ORANGE YOU GLAD I DIDN’T SAY DEPRESSION? Special guest column from Combat Zone writer Michelle Loserby

by Michelle Leatherby

On September 29, 2001, “Saturday Night Live” recorded the first episode of the 27th season of the show. The episode began with New York’s mayor at the time, Rudy Giuliani, delivering a heartfelt speech about the 9/11 attacks on New York just a couple weeks earlier. After a tribute to the lives lost, “Saturday Night Live” producer Lorne Michaels joined the mayor on stage asking, in light of recent events, “Can we be funny?” Mayor Giuliani responded with “Why start now?” followed by the famous words uttered by many before and many to come, “Live from New York, it’s Saturday Night!”

I was eight years old when I watched this episode, and, subsequently, eight years old when I learned what I wanted to do with my life—write comedy. I’d learned at a young age that I was able to make people feel things from the things I’d created, and my favorite thing to make people feel was better.

It’s a sweet thought and a touching anecdote—me wanting to be a comedian in order to administer a panacea for sadness. But that perception of a comedian’s role in society is harmful.

Comedy is not an equation. Darkness divided by humor does not equal happiness.

“There’s a very dark side to the minds of many comedians. Humor is often born of defense, wit is often born of anger. For some, the mind is in a constant state of restlessness; ceaselessly racing and rarely finding peace. Like all other art forms, comedy is inspired in equal parts by joy and by pain. It’s so important that we imagine each other complexly, and never assume that the outward reflects the inward.”

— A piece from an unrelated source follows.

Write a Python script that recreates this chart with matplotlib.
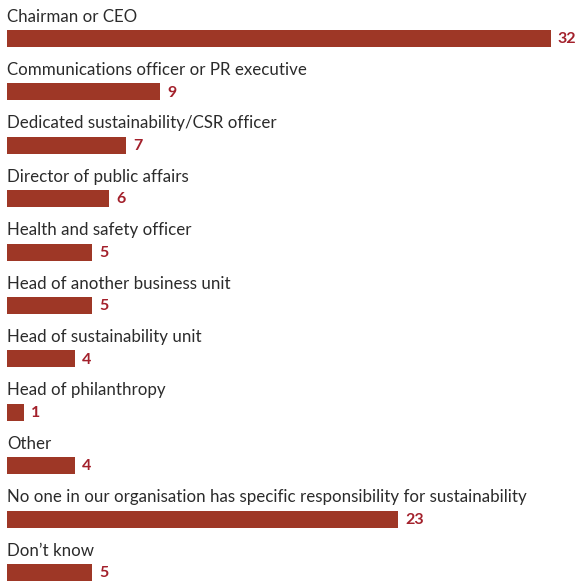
import matplotlib
matplotlib.use("Agg")
import matplotlib.pyplot as plt

categories = [
    "Chairman or CEO",
    "Communications officer or PR executive",
    "Dedicated sustainability/CSR officer",
    "Director of public affairs",
    "Health and safety officer",
    "Head of another business unit",
    "Head of sustainability unit",
    "Head of philanthropy",
    "Other",
    "No one in our organisation has specific responsibility for sustainability",
    "Don\u2019t know",
]
values = [32, 9, 7, 6, 5, 5, 4, 1, 4, 23, 5]

BAR_COLOR = "#9e3726"
VALUE_COLOR = "#a3202b"
LABEL_COLOR = "#2b2b2b"
family = ["Lato", "DejaVu Sans"]

W, H = 576, 581
fig = plt.figure(figsize=(W / 100, H / 100), dpi=100)
ax = fig.add_axes([7 / W, 0, 544 / W, 1])

n = len(values)
pos = list(range(n))
ax.barh(pos, values, height=0.32, color=BAR_COLOR, align="center")
ax.set_xlim(0, 32)
ax.set_ylim(10.16, -0.721)

for i, (lab, v) in enumerate(zip(categories, values)):
    ax.annotate(lab, xy=(0, i - 0.16), xytext=(0, 6), textcoords="offset points",
                ha="left", va="baseline", fontsize=12.2, color=LABEL_COLOR, family=family)
    ax.annotate(str(v), xy=(v, i), xytext=(5, -0.5), textcoords="offset points",
                ha="left", va="center", fontsize=11.5, fontweight="bold", color=VALUE_COLOR, family=family)

ax.axis("off")
fig.savefig("out.png", dpi=100)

This post was written by my friend and fellow comedian, Ben Auxier, on Aug. 11 in response to the news of Robin Williams’ death.

At the time, I had been hired to write for a live sketch comedy show that Ben was producing in Kansas City. I was hired amidst one of my most serious bouts of depression and harmful thoughts.

My counselor at the time quite literally told me, “I just can’t imagine you being funny. You have such a somber demeanor.” It wasn’t until I did an impression of someone telling me I could get rid of my depression if I just prayed hard enough that she understood. And that was the issue—I was serious in my counselor’s office one hour a week and attempting to be funny everywhere else.

With the cast of comedians for the show in Kansas City, I learned that comedy is nearly perpetually suspended in a dichotomy between darkness and light. As such, many comedians have difficulty garnering support for their well-being.

As comedians, we learned young that we could use humor to alleviate tension and create a facade for unpleasant emotions. The people around us don’t understand how to respond when we deviate from our joking demeanor, which often forces us to operate in this joking public face on a near-constant basis. This can lead to a very dangerous mental place for comedians.

This fits into a broader conversation urging for the de-stigmatization of mental health issues, which is the precise reason I write this piece.

I typically write for the Combat Zone with the pseudonym Michelle Loserby, a name that I have re-appropriated from my elementary school bully. But I write this piece as Michelle Leatherby: honors student with a learning disability, comedian with depression and anxiety and terrible dancer with an excellent sense of rhythm.

We can better understand the minds of others if we first look at the polarizing labels that attempt to confound our own identities. Do your world a favor and hug a comedian today.